Exit Music by Ian Rankin: Book Review

Exit Music: an Inspector Rebus Novel

Paperback: 496 pages
Publisher: Orion (7 Aug 2008)
Language English
ISBN-10: 0752893513
ISBN-13: 978-0752893518

Exit Music is the 17th Inspector Rebus novel.  The Crime Thriller Award for  Author of the Year 2008 was awarded to Ian Rankin for this book. I thoroughly enjoyed it.

Having read all the Rebus books in sequence I feel I’ve come to the end of an era as Rebus comes to the end of his career. Actually I felt that he was overdue for retirement, much as he was dedicated to his job he was also weary and disenchanted. At the beginning of this book Rebus is 10 days from his retirement and is anxious to tie up all the loose ends in his current cases, trying to get DS Siobhan Clarke interested in them. So when the body of the dissident Russian poet Alexander Todorov is found dead this is Rebus’s last case. He throws himself into the investigation, desperate to take his mind off the end of his career.

Was it a senseless mugging or was it politically motivated? The Russian Consulate want  Todorov’s death to be seen as a mugging gone wrong but a group of Russian businessmen in Scotland are concerned that the attack was racially motivated. Scottish MSP Megan Macfarlane is also concerned that nothing jeopardised the links and relationships between the two countries.

Todorov had been giving a poetry reading earlier in the evening and was found with his head bashed in. A trail of blood lead to a car park where he’d been killed. Later the body of Eric Riordan, the sound recordist at the poetry reading is found burnt to death in his house. Are the two deaths connected? Various links with the Edinburgh gangland boss, Cafferty further complicate the case.

Rebus is his usual obstinate and difficult self ending up being suspended from the investigation three days from his retirement and it is left to Siobhan to lead the case. Rebus, of course pursues his own investigations regardless -argumentative, opinionated and relentless to the end. He is also obsessed with his battle to take Cafferty down:

Cafferty, he realised, stood for everything that had ever gone sour – every bungled chance and botched case, suspects missed and crimes unsolved. The man wasn’t just the grit in the oyster, he was the pollutant poisoning everything within his reach. (page 170)

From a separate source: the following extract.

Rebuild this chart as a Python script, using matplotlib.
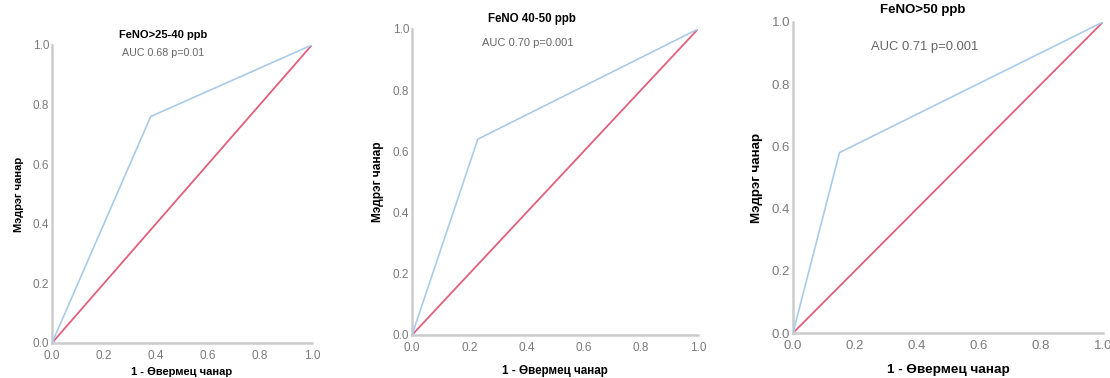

It appears that Cafferty is reformed and is now involved in legitimate business transactions with the Russian, but Rebus doesn’t believe it.  When Cafferty ends up in intensive care after a lonely meeting with Rebus on a canal footbridge, Rebus is suspected of attacking him. Has Rebus gone too far in his desire to bring Cafferty to justice?

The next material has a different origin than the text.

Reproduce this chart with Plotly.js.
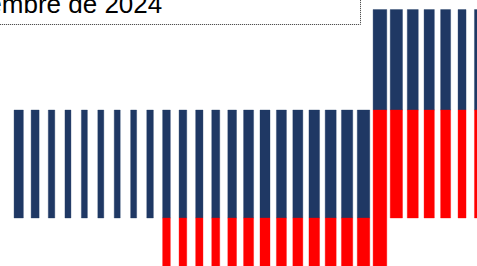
<!DOCTYPE html>
<html>
<head>
<meta charset="utf-8">
<script src="https://cdn.plot.ly/plotly-3.0.1.min.js"></script>
<style>
  html, body { margin: 0; padding: 0; background: #ffffff; }
  #chart { width: 477px; height: 266px; }
</style>
</head>
<body>
<div id="chart"></div>
<script>
// ---- data ----
const titleText = "Diciembre de 2024";
const categories = [0,1,2,3,4,5,6,7,8,9,10,11,12,13,14,15,16,17,18,19,20,21,22,23,24,25,26,27,28];
// navy series: lower and upper value of each bar
const navyLow  = [0,0,0,0,0,0,0,0,0,0,0,0,0,0,0,0,0,0,0,0,0,0, 1,1,1,1,1,1,1];
const navyHigh = [1,1,1,1,1,1,1,1,1,1,1,1,1,1,1,1,1,1,1,1,1,1, 1.93,1.93,1.93,1.93,1.93,1.93,1.93];
// red series: upper and lower value of each bar
const redHigh  = [null,null,null,null,null,null,null,null,null, 0,0,0,0,0,0,0,0,0,0,0,0,0, 1, 1,1,1,1,1,1];
const redLow   = [null,null,null,null,null,null,null,null,null, -1,-1,-1,-1,-1,-1,-1,-1,-1,-1,-1,-1,-1, -1, 0,0,0,0,0,0];

// ---- styles ----
const pxPerCat = 16.42;
const barPx = [9.3,8,6.5,6,6,6,6,6,6.6,7.7,7.7,7.3,8,8.7,10,10,10,10,10.6,11,11.3,12.5,13.7,12.3,11,10.3,10,8,8];
const widths = barPx.map(w => w / pxPerCat);
const navy = "#1F3864";
const red = "#FF0000";

const navyTrace = {
  type: "bar",
  x: categories,
  base: navyLow,
  y: navyHigh.map((h, i) => h - navyLow[i]),
  width: widths,
  marker: { color: navy, line: { color: "rgba(31,56,100,0.35)", width: 1 } },
  hoverinfo: "skip",
  showlegend: false
};
const redTrace = {
  type: "bar",
  x: categories,
  base: redHigh,
  y: redLow.map((l, i) => (l === null ? null : l - redHigh[i])),
  width: widths,
  marker: { color: red, line: { color: "rgba(255,0,0,0.35)", width: 1 } },
  hoverinfo: "skip",
  showlegend: false
};

const W = 477, H = 266;
const layout = {
  width: W, height: H,
  margin: { l: 0, r: 0, t: 0, b: 0, pad: 0 },
  paper_bgcolor: "#ffffff",
  plot_bgcolor: "#ffffff",
  barmode: "overlay",
  showlegend: false,
  xaxis: {
    range: [-18.7 / pxPerCat, (W - 18.7) / pxPerCat],
    visible: false, fixedrange: true
  },
  yaxis: {
    range: [-(H - 218) / 108, 218 / 108],
    visible: false, fixedrange: true
  },
  shapes: [{
    type: "rect", xref: "paper", yref: "paper",
    x0: -0.05, x1: 360.5 / W, y0: 1 - 24.5 / H, y1: 1.1,
    line: { color: "#333333", width: 1, dash: "1px,1px" },
    fillcolor: "rgba(0,0,0,0)"
  }],
  annotations: [{
    text: titleText,
    xref: "paper", yref: "paper",
    x: 164 / W, xanchor: "right",
    y: 1 - 4 / H, yanchor: "middle",
    showarrow: false,
    font: { family: "Liberation Sans, Arial, sans-serif", size: 26, color: "#000000" }
  }]
};

Plotly.newPlot("chart", [navyTrace, redTrace], layout, { staticPlot: true, displayModeBar: false });
</script>
</body>
</html>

Exit Music, in which the worlds of crime, politics and business interconnect, provides a fitting end to Rebus’s career, although somehow I don’t think this is the last we’ll see of him. Rebus is the perpetual outsider, and the job has been his whole world. It had cost him his marriage, friendships and shattered relationships and he feels he will just become invisible. But will he?